What you are asked to do
Each line from the top of the listing through the one holding "3.74, 2.83, 2.91, 3.00, 2.88, 3.02, 2.88]" should be restated word for word, with nothing added and no pictures.

Information shown
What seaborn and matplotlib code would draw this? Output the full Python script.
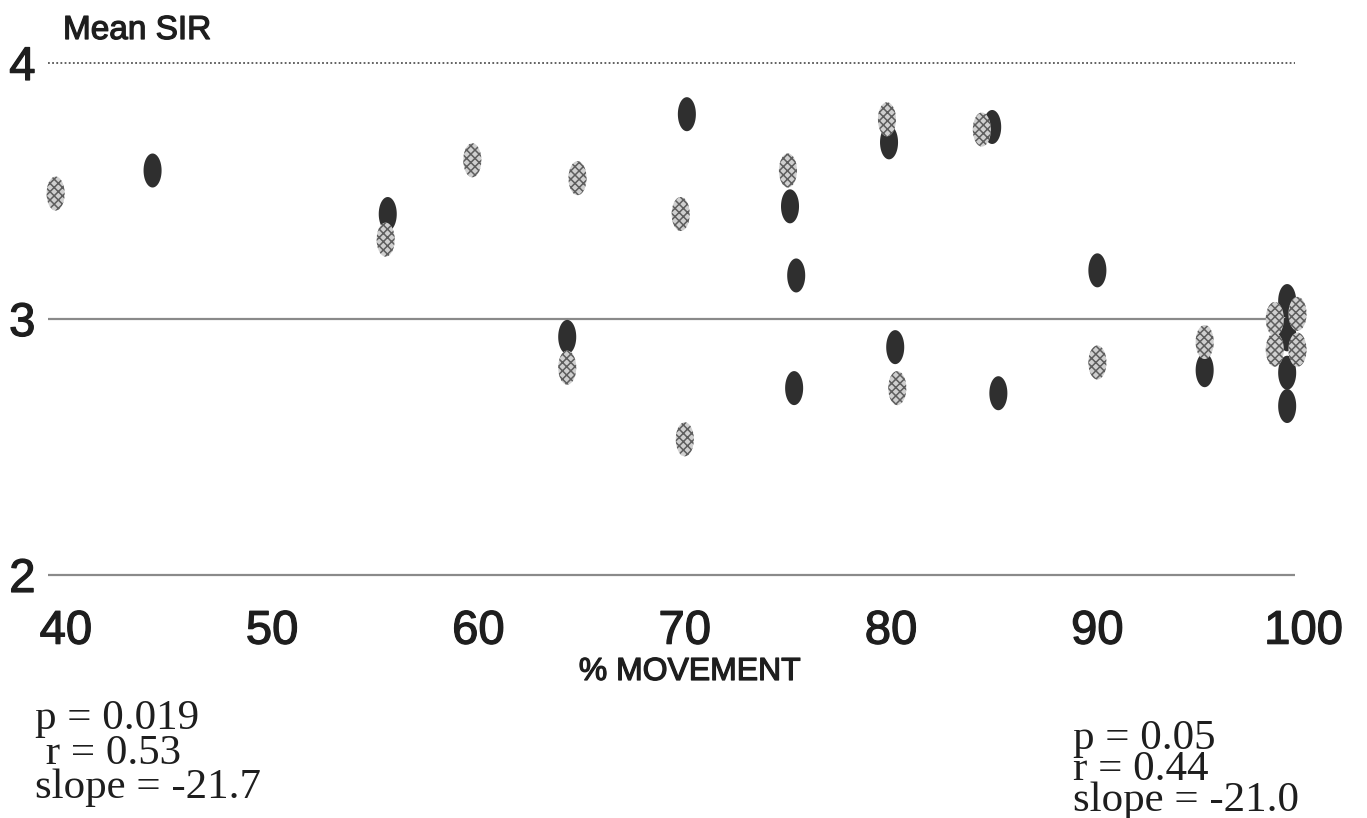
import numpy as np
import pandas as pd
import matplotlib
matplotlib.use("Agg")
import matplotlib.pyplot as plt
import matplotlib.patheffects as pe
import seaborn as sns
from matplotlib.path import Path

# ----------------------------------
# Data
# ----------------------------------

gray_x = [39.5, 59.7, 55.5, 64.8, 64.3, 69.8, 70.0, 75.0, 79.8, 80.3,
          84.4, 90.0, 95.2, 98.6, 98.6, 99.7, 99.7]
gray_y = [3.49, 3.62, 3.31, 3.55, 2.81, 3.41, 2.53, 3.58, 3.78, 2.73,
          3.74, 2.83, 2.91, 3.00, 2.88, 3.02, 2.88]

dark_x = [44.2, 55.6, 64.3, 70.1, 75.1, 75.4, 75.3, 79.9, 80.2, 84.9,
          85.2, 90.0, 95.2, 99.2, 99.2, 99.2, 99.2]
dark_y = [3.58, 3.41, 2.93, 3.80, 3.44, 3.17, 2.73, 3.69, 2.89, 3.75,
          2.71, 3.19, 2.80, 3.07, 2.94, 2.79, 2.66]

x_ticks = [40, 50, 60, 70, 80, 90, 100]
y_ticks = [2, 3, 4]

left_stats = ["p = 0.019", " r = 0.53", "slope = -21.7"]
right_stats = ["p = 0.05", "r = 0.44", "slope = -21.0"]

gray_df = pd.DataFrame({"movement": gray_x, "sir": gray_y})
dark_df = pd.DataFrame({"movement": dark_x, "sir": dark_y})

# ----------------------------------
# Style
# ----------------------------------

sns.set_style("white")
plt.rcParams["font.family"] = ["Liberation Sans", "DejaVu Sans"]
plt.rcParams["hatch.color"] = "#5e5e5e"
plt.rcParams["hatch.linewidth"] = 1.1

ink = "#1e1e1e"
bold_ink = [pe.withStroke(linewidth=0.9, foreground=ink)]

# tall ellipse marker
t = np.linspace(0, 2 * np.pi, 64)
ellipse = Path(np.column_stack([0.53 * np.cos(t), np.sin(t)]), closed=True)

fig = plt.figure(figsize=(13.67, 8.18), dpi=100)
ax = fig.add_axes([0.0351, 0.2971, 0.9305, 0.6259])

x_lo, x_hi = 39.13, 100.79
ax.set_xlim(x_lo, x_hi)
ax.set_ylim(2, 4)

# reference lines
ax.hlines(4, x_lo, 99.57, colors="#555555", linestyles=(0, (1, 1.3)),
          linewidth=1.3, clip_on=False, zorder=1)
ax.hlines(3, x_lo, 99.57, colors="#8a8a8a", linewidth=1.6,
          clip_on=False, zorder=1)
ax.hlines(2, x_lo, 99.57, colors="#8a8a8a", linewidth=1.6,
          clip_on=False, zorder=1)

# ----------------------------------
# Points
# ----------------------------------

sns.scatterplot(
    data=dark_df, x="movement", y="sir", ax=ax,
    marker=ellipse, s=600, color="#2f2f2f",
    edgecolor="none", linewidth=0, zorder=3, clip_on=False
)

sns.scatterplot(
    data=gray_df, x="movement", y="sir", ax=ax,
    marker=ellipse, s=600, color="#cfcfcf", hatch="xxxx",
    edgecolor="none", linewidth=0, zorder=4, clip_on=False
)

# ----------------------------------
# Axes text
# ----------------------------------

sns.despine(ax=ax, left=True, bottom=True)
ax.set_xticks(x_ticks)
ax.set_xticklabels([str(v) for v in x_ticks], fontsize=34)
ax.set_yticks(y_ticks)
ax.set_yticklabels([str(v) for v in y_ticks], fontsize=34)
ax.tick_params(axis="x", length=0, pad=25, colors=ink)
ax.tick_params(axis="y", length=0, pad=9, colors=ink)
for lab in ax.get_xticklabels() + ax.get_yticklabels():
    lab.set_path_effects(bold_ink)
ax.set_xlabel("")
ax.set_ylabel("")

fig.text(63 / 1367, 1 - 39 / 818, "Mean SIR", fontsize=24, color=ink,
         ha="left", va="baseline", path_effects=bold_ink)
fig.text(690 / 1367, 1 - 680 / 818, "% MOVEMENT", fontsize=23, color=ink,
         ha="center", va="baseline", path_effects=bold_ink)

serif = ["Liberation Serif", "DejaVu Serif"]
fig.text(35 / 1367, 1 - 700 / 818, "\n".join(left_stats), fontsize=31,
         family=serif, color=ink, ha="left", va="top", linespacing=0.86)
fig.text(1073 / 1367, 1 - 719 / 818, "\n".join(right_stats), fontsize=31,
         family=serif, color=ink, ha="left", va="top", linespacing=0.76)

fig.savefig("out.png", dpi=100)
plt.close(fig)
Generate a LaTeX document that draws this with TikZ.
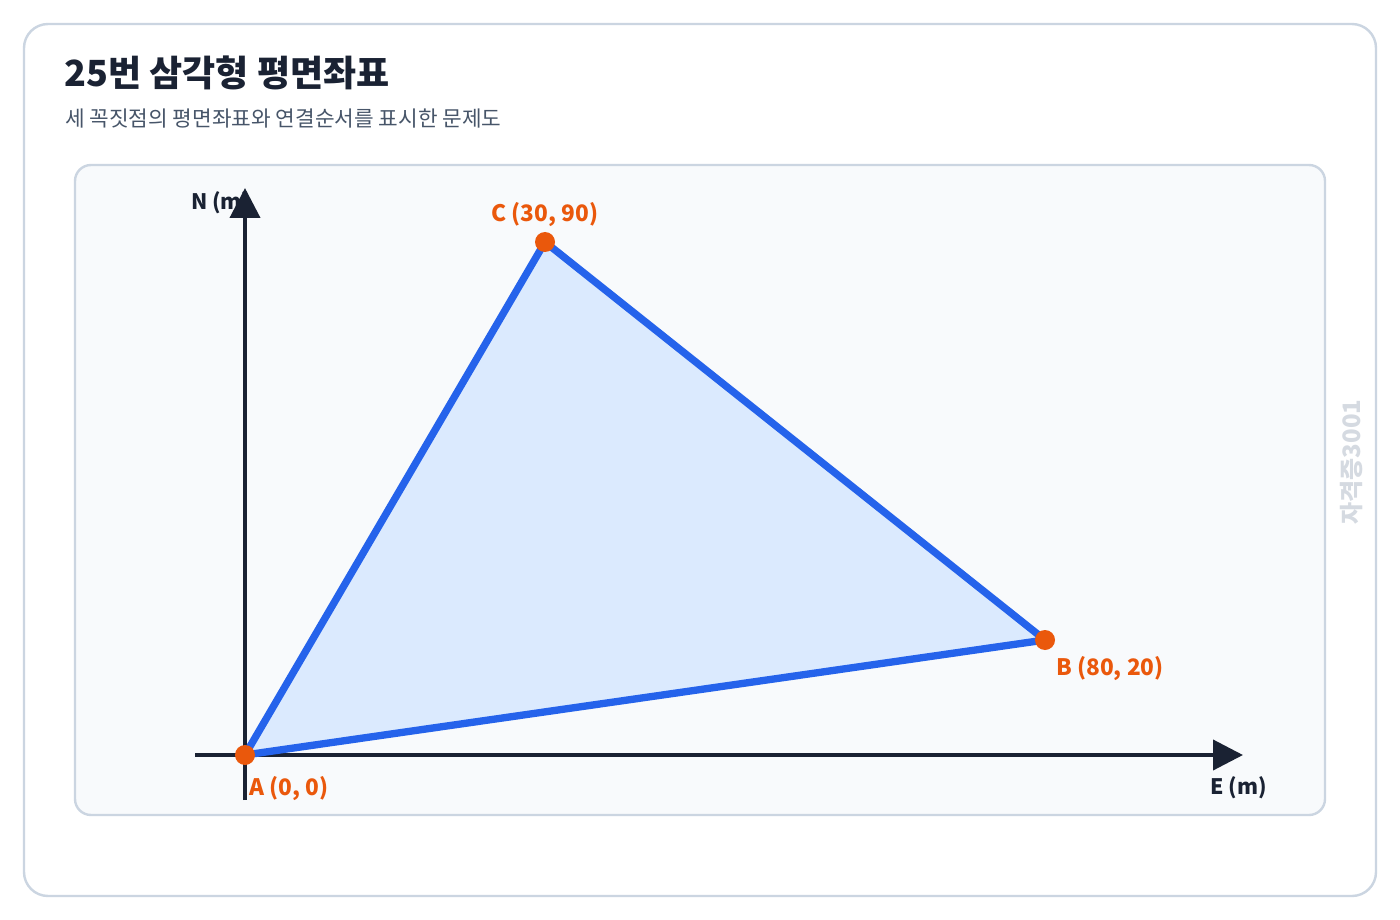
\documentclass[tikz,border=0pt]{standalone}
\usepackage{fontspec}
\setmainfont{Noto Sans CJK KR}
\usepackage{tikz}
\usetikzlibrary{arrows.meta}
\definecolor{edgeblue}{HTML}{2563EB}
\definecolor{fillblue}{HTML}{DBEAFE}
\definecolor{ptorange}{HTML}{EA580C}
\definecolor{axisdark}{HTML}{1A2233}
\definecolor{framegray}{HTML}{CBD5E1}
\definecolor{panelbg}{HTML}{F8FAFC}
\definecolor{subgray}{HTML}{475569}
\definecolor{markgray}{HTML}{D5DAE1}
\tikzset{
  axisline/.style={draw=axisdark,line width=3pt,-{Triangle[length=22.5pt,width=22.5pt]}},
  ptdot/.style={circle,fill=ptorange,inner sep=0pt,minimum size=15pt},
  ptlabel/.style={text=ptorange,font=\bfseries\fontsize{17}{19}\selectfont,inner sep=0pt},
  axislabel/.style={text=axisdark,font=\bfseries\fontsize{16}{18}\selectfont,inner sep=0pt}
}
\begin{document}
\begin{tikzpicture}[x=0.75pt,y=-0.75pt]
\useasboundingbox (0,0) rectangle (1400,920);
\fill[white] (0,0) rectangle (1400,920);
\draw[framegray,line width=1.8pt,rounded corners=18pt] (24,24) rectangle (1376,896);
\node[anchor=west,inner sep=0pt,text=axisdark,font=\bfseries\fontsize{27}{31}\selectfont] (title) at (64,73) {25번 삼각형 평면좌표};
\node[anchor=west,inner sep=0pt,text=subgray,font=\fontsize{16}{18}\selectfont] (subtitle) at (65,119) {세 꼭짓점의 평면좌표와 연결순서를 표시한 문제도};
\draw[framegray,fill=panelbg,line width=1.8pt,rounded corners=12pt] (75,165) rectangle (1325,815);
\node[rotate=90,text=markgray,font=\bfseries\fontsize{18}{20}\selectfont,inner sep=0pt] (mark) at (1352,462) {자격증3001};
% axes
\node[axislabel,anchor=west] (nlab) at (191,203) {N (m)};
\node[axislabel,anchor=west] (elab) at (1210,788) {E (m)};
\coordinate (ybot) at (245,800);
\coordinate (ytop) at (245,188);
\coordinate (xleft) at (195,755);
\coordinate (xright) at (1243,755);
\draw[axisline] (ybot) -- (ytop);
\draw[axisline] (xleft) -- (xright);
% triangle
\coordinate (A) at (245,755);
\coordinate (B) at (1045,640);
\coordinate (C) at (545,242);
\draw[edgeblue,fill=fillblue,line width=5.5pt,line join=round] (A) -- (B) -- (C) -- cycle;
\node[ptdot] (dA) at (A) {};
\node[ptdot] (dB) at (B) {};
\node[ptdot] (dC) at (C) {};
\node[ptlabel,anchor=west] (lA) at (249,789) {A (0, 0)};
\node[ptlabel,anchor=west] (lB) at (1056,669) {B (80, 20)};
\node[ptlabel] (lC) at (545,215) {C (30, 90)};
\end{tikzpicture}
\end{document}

Finished task
What seaborn and matplotlib code would draw this? Output the full Python script.
import numpy as np
import pandas as pd
import matplotlib
matplotlib.use("Agg")
import matplotlib.pyplot as plt
import matplotlib.patheffects as pe
import seaborn as sns
from matplotlib.path import Path

# ----------------------------------
# Data
# ----------------------------------

gray_x = [39.5, 59.7, 55.5, 64.8, 64.3, 69.8, 70.0, 75.0, 79.8, 80.3,
          84.4, 90.0, 95.2, 98.6, 98.6, 99.7, 99.7]
gray_y = [3.49, 3.62, 3.31, 3.55, 2.81, 3.41, 2.53, 3.58, 3.78, 2.73,
          3.74, 2.83, 2.91, 3.00, 2.88, 3.02, 2.88]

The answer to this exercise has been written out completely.